-- START OF Data for processing --

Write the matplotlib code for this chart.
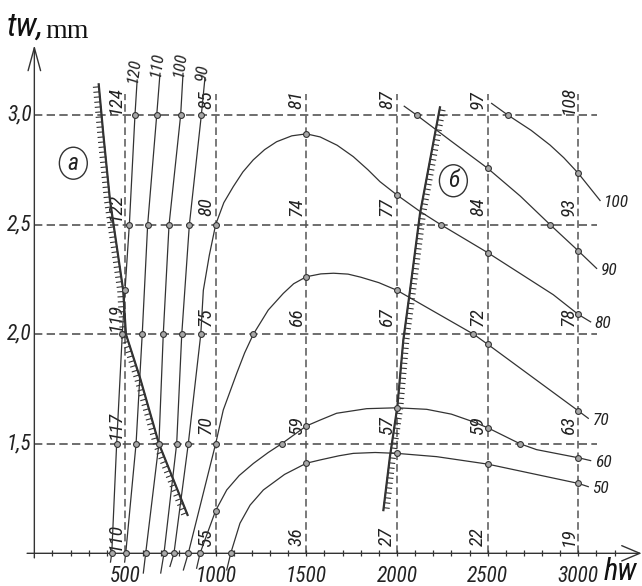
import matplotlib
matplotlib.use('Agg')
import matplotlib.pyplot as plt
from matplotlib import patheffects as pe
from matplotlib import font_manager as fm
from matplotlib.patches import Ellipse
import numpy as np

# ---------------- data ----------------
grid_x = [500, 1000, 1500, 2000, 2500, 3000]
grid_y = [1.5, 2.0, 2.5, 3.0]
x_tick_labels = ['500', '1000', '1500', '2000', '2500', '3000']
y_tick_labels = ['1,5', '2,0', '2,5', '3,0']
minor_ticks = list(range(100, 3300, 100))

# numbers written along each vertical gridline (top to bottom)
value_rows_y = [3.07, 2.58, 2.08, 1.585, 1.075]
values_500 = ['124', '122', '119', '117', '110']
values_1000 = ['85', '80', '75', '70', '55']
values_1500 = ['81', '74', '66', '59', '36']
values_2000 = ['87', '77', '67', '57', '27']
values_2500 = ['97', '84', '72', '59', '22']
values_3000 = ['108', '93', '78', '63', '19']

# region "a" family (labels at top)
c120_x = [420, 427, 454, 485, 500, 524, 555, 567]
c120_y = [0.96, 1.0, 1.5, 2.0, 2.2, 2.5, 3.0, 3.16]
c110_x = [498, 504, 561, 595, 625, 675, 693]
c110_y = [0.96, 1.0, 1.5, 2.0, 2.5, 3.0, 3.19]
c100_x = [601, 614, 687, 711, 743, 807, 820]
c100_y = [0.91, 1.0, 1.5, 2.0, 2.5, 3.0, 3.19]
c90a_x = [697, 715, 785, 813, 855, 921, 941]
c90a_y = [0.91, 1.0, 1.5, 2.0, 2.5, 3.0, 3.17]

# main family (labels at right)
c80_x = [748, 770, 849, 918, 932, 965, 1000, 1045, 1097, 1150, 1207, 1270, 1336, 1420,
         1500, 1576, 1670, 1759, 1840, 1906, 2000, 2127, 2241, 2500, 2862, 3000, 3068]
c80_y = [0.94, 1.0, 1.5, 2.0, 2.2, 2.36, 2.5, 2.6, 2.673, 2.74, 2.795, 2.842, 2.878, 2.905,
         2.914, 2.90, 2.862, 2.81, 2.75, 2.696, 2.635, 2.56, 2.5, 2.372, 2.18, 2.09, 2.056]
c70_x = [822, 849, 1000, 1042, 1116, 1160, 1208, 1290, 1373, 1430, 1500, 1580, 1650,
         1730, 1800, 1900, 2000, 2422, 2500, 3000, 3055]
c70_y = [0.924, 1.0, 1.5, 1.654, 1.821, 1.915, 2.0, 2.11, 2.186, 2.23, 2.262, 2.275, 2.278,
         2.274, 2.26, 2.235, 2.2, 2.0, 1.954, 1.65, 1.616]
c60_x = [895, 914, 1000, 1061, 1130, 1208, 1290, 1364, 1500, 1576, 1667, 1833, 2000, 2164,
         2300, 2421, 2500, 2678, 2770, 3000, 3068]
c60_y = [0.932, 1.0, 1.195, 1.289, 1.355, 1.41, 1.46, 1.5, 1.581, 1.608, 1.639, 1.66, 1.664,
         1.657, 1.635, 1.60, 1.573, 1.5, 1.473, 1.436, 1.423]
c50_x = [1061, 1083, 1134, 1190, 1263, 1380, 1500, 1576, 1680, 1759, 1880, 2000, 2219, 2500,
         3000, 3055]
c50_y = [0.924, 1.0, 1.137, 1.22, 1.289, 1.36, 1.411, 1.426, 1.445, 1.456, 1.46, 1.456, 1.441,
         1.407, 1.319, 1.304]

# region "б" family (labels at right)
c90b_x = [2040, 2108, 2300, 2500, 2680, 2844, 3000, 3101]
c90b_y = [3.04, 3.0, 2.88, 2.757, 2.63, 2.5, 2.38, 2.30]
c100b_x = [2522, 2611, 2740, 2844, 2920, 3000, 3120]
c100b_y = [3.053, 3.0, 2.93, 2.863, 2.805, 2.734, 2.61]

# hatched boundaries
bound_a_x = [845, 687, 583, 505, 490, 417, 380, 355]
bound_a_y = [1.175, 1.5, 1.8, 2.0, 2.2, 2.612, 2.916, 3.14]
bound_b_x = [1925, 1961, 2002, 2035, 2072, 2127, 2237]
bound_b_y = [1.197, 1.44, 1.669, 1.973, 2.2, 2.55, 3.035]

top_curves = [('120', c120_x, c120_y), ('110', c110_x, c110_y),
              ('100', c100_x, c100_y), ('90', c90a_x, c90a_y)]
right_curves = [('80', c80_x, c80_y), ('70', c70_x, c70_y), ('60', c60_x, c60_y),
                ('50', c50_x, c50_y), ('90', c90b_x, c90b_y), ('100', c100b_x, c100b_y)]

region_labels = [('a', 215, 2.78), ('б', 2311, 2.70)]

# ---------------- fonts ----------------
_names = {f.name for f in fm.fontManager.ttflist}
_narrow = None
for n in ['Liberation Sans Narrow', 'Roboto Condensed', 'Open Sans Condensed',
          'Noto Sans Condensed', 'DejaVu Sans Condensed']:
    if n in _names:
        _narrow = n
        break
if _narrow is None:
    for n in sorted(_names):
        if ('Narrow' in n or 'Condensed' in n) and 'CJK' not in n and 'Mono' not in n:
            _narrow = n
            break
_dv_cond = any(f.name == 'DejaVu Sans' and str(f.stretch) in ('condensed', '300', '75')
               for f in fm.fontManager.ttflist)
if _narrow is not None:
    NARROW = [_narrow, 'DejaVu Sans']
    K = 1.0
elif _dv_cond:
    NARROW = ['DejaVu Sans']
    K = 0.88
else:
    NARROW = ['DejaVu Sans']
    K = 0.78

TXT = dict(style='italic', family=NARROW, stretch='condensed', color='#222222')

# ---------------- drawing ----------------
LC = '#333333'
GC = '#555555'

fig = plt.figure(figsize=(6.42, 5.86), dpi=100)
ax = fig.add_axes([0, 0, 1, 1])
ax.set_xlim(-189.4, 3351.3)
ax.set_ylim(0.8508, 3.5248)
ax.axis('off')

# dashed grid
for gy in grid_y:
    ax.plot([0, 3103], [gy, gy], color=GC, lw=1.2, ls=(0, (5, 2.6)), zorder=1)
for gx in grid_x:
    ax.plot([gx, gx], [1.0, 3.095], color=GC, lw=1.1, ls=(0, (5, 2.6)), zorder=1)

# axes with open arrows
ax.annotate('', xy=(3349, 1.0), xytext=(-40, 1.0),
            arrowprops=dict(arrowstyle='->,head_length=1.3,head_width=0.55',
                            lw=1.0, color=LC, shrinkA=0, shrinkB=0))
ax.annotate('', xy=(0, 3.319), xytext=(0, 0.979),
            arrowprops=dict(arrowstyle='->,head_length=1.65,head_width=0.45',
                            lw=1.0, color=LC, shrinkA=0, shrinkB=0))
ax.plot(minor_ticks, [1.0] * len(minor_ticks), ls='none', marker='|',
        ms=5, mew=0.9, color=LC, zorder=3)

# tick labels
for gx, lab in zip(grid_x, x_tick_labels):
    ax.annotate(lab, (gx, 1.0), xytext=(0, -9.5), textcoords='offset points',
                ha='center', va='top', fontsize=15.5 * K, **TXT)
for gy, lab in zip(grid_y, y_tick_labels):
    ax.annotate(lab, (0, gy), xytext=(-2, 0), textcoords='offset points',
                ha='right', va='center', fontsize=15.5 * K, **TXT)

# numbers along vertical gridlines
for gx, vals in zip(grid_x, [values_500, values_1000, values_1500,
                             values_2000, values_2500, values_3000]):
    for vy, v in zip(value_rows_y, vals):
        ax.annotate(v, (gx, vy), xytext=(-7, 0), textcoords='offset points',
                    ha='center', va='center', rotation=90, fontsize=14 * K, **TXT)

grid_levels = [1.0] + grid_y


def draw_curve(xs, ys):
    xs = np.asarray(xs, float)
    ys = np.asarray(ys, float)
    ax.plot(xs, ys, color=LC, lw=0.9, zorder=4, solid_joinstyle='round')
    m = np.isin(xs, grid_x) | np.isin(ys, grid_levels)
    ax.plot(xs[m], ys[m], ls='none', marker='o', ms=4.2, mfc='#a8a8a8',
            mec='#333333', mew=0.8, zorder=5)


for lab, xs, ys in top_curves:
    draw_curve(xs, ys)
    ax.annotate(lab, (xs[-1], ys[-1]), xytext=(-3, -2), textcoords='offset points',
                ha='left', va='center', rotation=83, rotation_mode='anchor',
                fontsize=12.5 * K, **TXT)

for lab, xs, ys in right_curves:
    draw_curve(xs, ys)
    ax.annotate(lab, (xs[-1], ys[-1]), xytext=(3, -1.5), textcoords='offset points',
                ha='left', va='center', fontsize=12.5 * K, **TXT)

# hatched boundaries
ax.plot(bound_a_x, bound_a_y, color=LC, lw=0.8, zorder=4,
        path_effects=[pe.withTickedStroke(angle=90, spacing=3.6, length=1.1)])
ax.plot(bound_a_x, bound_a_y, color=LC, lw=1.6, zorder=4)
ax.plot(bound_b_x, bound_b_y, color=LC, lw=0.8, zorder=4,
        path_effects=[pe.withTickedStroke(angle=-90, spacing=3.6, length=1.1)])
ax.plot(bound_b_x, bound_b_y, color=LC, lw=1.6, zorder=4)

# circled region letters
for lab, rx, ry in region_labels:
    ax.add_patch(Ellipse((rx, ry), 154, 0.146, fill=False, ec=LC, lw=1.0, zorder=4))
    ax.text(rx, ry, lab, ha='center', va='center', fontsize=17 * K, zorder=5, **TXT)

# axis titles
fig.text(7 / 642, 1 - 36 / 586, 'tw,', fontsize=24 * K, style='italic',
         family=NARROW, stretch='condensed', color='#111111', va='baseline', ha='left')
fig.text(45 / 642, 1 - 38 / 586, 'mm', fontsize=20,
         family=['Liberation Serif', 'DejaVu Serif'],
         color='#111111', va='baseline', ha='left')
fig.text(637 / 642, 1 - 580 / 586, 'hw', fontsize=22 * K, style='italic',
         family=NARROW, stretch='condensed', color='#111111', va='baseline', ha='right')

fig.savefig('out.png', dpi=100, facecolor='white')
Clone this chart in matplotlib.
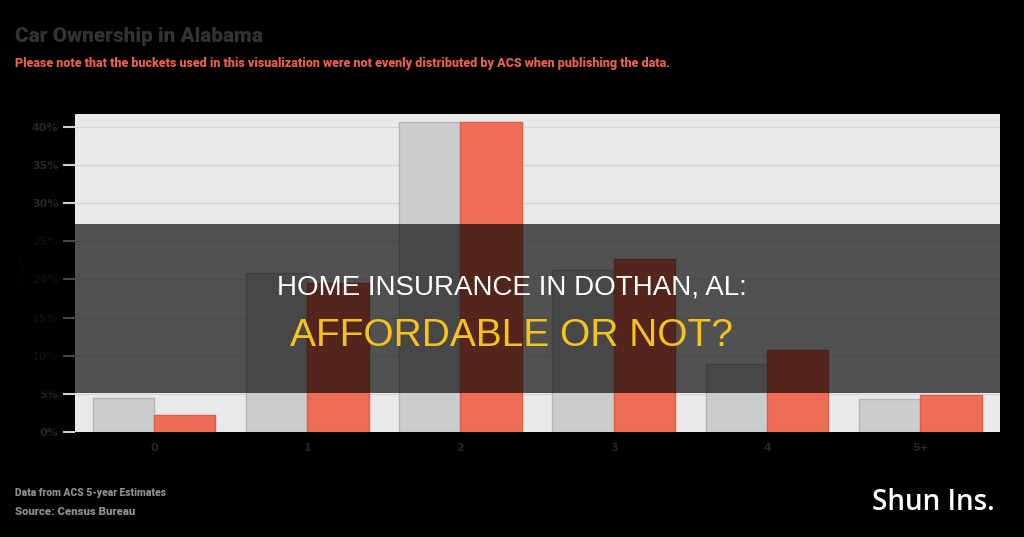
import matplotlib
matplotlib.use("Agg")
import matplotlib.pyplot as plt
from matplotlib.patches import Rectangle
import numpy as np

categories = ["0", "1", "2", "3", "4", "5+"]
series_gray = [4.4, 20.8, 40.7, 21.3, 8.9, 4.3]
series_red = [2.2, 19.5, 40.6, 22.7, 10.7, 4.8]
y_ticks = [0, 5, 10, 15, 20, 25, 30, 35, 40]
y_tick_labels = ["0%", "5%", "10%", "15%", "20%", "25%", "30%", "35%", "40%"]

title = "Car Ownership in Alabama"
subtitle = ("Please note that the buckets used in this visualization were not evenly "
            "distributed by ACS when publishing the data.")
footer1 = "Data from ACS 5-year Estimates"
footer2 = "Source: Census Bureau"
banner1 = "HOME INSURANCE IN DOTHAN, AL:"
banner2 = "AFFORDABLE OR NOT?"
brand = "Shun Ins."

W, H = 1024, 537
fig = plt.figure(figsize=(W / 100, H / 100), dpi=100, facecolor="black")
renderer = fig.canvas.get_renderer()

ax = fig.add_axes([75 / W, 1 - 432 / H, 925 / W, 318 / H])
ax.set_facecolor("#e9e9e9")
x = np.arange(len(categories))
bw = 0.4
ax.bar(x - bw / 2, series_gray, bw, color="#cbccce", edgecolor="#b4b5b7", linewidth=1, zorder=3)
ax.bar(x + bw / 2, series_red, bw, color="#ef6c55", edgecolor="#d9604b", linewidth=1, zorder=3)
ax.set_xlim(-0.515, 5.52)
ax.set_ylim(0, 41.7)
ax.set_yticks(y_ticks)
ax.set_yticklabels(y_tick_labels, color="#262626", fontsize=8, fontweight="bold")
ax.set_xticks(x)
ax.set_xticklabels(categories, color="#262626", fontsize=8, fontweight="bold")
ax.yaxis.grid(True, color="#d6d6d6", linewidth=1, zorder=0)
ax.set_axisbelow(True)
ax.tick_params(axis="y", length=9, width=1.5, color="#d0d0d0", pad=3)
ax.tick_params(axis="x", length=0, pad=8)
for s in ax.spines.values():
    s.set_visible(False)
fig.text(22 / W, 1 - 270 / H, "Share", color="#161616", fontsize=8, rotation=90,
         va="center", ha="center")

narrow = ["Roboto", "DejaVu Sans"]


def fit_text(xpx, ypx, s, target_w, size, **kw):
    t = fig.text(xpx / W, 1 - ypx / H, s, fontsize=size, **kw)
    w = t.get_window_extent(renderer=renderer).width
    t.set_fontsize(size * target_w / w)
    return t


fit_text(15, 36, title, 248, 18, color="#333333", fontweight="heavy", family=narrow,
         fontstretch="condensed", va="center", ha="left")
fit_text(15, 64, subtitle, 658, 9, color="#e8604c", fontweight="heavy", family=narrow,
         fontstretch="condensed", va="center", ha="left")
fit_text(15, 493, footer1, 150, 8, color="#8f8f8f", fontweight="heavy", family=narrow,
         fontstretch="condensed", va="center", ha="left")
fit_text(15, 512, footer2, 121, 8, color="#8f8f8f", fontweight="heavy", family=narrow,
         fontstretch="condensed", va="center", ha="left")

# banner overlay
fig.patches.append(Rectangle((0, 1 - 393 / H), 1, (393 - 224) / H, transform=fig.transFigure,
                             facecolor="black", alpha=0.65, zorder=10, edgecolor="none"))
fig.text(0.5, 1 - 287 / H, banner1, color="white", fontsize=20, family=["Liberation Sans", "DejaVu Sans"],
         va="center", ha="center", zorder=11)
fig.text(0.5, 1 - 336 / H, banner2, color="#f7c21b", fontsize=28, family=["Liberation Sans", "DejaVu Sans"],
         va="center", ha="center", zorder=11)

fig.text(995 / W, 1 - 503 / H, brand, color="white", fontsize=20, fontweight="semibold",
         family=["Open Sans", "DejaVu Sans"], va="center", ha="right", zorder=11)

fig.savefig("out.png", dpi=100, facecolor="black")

-- END OF Data for processing --

Exercise directions: Would you restate, exactly and with no pictures, the lines of the entries above from the one containing "Clone this chart in matplotlib." through the one containing "renderer = fig.canvas.get_renderer()"?

Result of this exercise:
Clone this chart in matplotlib.
import matplotlib
matplotlib.use("Agg")
import matplotlib.pyplot as plt
from matplotlib.patches import Rectangle
import numpy as np

categories = ["0", "1", "2", "3", "4", "5+"]
series_gray = [4.4, 20.8, 40.7, 21.3, 8.9, 4.3]
series_red = [2.2, 19.5, 40.6, 22.7, 10.7, 4.8]
y_ticks = [0, 5, 10, 15, 20, 25, 30, 35, 40]
y_tick_labels = ["0%", "5%", "10%", "15%", "20%", "25%", "30%", "35%", "40%"]

title = "Car Ownership in Alabama"
subtitle = ("Please note that the buckets used in this visualization were not evenly "
            "distributed by ACS when publishing the data.")
footer1 = "Data from ACS 5-year Estimates"
footer2 = "Source: Census Bureau"
banner1 = "HOME INSURANCE IN DOTHAN, AL:"
banner2 = "AFFORDABLE OR NOT?"
brand = "Shun Ins."

W, H = 1024, 537
fig = plt.figure(figsize=(W / 100, H / 100), dpi=100, facecolor="black")
renderer = fig.canvas.get_renderer()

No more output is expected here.